AUSTIN, Texas — Pride Month is a way to commemorate how members of the LGBTQ+ community have struggled and how the community continues to fight for civil rights and equal justice.
But when it comes to being a person of color and a member of the LGBTQ+ community, the experience can be much different.
On a hot evening in June, a sweaty crowd stands in line outside the Playland Skate Center in North Austin.
Beaming with pride and dressed in rainbow colors, the crowd is ready to let the good times roll and hit the rink to celebrate LGBTQ+ history.
On this Rainbow Skate night, quite a few people, including Mario Brown, are ready to see and be seen.
Brown said his life as a Black and queer man has been an interesting journey, and he's learned to carefully navigate the world to avoid as many pitfalls as possible.
"I like to travel a lot, so I always have to see if A) they're accepting of Black people and B) if they're accepting of queer people," Brown said.
Brown, like other queer people of color, spent years wrestling with his sense of self and with the expectations of the Black community.
"In the Black church especially, so it was very ... I didn't come out until later.
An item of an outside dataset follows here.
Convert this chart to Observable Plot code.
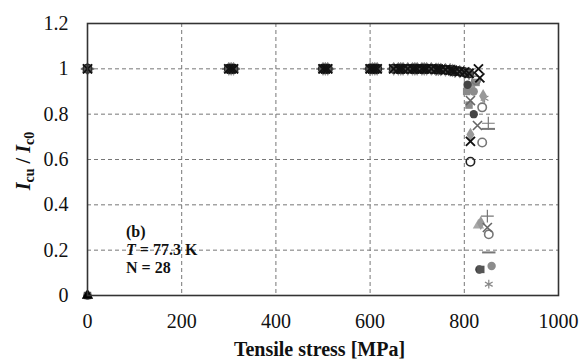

I was very afraid of what the Black elders would say," Brown said. "I was very lucky that my parents and my friends, I had them. Not everyone can say that."
It's a story all too familiar to Amber Davenport.
"Being Black and being queer is kind of like, something to be looked down on. People view Black males as a strong individual, football players, basketball players – that wasn't my thing," Davenport said. "I came into my own shortly after my aunt passed away. When I was in middle school, she was my biggest supporter and is the one that let me know it's OK to be feminine."
And Davenport knows the battle against homophobia and racism, even from within the gay community, isn't going away.
"I've encountered it too," Davenport said. "You may have to fight way harder than everybody else, but you'll get that top goal someway somehow."
For Davenport and Brown, the essence of who they are and how the world sees them gives them strength to continue fighting for equality and equity.